Di kalangan para shūfī, ia termasuk dalam jajaran shūfī besar. Sayyid Maḥmūd Faidh al-Manūfī menulis di dalam bukunya, Jawharat-ul-Auliyā’, bahwa al-Bushīrī tetap konsisten dalam hidupnya sebagai seorang shūfī sampai akhir hayatnya.
Maqamnya yang terletak di Iskandaria, Mesir, sampai sekarang masih diziarahi orang. Maqam itu berdampingan dengan maqam gurunya Abul-‘Abbās al-Mursī.
Karena pentingnya qashīdah Burdah tersebut, dalam bonus doa kali ini al-Kisah mempersembahkannya untuk anda, para pembaca setia. Kami berharap, kehadiran bonus Burdah ini dapat memenuhi kebutuhan anda akan karya-karya yang bernilai tinggi, baik substansi maupun sastranya, yang menunjukkan kecintaan yang besar kepada Baginda Rasūlullāh s.a.w.
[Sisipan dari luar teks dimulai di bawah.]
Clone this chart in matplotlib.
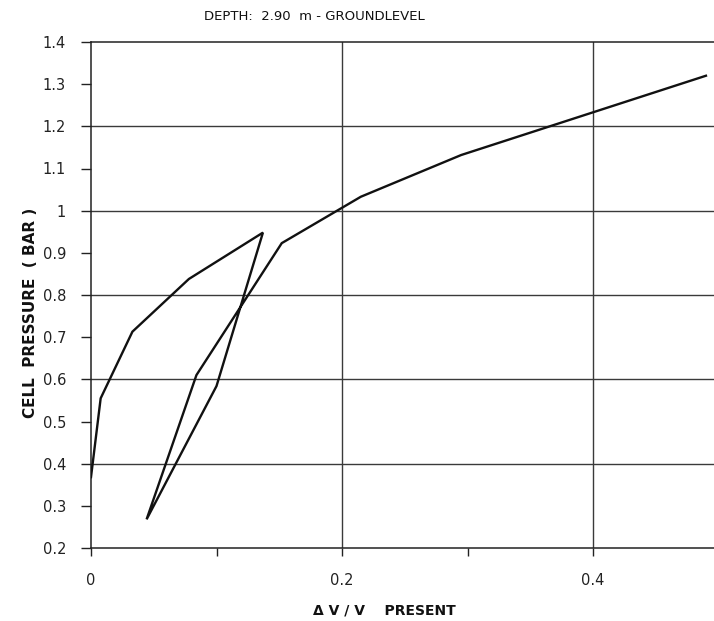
import matplotlib
matplotlib.use("Agg")
import matplotlib.pyplot as plt

# Data
dv_v = [0.0, 0.0077, 0.033, 0.078, 0.137, 0.100, 0.0443, 0.084, 0.152, 0.215, 0.295, 0.490]
cell_pressure = [0.368, 0.555, 0.713, 0.838, 0.948, 0.584, 0.268, 0.610, 0.923, 1.033, 1.132, 1.320]

y_ticks = [0.2, 0.3, 0.4, 0.5, 0.6, 0.7, 0.8, 0.9, 1.0, 1.1, 1.2, 1.3, 1.4]
y_labels = ["0.2", "0.3", "0.4", "0.5", "0.6", "0.7", "0.8", "0.9", "1", "1.1", "1.2", "1.3", "1.4"]
x_ticks = [0.0, 0.1, 0.2, 0.3, 0.4]
x_labels = ["0", "", "0.2", "", "0.4"]
h_grid = [0.4, 0.6, 0.8, 1.0, 1.2]
v_grid = [0.2, 0.4]

plt.rcParams['font.family'] = ['DejaVu Sans']

fig = plt.figure(figsize=(7.14, 6.21), dpi=100)
ax = fig.add_axes([91/714, 1 - 548/621, 1 - 91/714, (548 - 42)/621])

grid_col = "#3a3a3a"
for yv in h_grid:
    ax.axhline(yv, color=grid_col, lw=1.0, zorder=1)
for xv in v_grid:
    ax.axvline(xv, color=grid_col, lw=1.0, zorder=1)

ax.plot(dv_v, cell_pressure, color="#111111", lw=1.7, zorder=3, solid_joinstyle="miter")

ax.set_xlim(0, (714 - 91) / 1255)
ax.set_ylim(0.2, 1.4)

ax.spines["right"].set_visible(False)
for side in ["left", "bottom", "top"]:
    ax.spines[side].set_color("#222222")
    ax.spines[side].set_linewidth(1.1)

ax.set_yticks(y_ticks)
ax.set_yticklabels(y_labels)
ax.set_xticks(x_ticks)
ax.set_xticklabels(x_labels)
ax.tick_params(axis="y", direction="out", length=7, width=1.0, pad=11,
               labelsize=10.5, colors="#222222")
ax.tick_params(axis="x", direction="out", length=6, width=1.0, pad=12,
               labelsize=10.5, colors="#222222")

fig.text(314/714, 1 - 17/621, "DEPTH:  2.90  m - GROUNDLEVEL", ha="center", va="center",
         fontsize=9.5, color="#111111")
fig.text(31/714, 1 - 313/621, "CELL  PRESSURE  ( BAR )", rotation=90, ha="center", va="center",
         fontsize=11, fontweight="bold", color="#111111")
fig.text(384/714, 1 - 610/621, "Δ V / V    PRESENT", ha="center", va="center",
         fontsize=10, fontweight="bold", color="#111111")

fig.savefig("out.png", dpi=100)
Bonus Burdah kali ini juga dilengkapi oleh Ḥabīb Fauzi al-Ḥaddād dan diberikan pengantar yang sangat menarik oleh K.H. Saif-ud-Dīn Amsār.
Memuji Nabi Muḥammad bukanlah menganggap beliau sebagai Tuhan. Menyanjung Rasūlullāh s.a.w. adalah mengakui Muḥammad s.a.w. sebagai manusia pilihan. “Kami tidak mengutus engkau (hai Muḥammad) kecuali (sebagai) rahmat bagi alam semesta (wa mā arsalnāka illā raḥmatan lil-‘ālamīn).” Itu firman Tuhan.
Sumber ajaran memuji dan mencintai Nabi tak lain adalah Islam itu sendiri. Dalam sebuah hadits disebutkan, “Didiklah anak-anakmu dalam tiga tahap. Mencintai Nabi, keluarganya, dan membaca al-Qur’ān.”
Untuk mencintai kekasih, apalagi beliau itu adalah kekasih Tuhan. Al-Qur’ān mengajarkan dan menganjurkan kepada umat Islam, sebagaimana tertera dalam Kitābullāh: “Sungguh Allah dan para malaikat bershalawat atas Nabi. Hai orang beriman, bershalawatlah atasnya dan berilah salam kepadanya dengan sehormat-hormatnya salam.” (QS. 33: 56).
Shalawat, jika datangnya dari Allah kepada nabi-Nya, berma‘na rahmat dan keridhaan. Jika dari para malaikat, berarti permohonan ampun. Dan bila dari umatnya, berma‘na sanjungan dan pengharapan, agar rahmat dan keridhaan Tuhan dikekalkan.
Dalam surah yang lain Allah memuji hamba-Nya yang satu ini dengan: “Sungguh engkau (hai Nabi) benar-benar dalam budi dan perangai yang tinggi.” Allah tak pernah memanggil namanya langsung, seperti “hai Muḥammad”, melainkan “hai Nabi”, “hai Rasūl”, “hai pria yang berselimut.”
Di samping itu bukankah Baginda sendiri yang menganjurkan kita untuk menghaturkan sanjungan (madaḥ) terhadap diri beliau? Seorang nabi yang telah digambarkan oleh al-Qur’ān sebagai “pencurah rahmat bagi seluruh alam semesta”. Seperti diharapkan beliau dalam banyak hadits agar kaumnya banyak menyebut namanya. “Sebutlah selalu namaku, sungguh shalawatmu itu sampai kepadaku,” sabdanya. Seperti dalam riwayat lain, sungguh menyebut nama Muḥammad s.a.w. akan dijawab (dengan pahala) berlipat-lipat.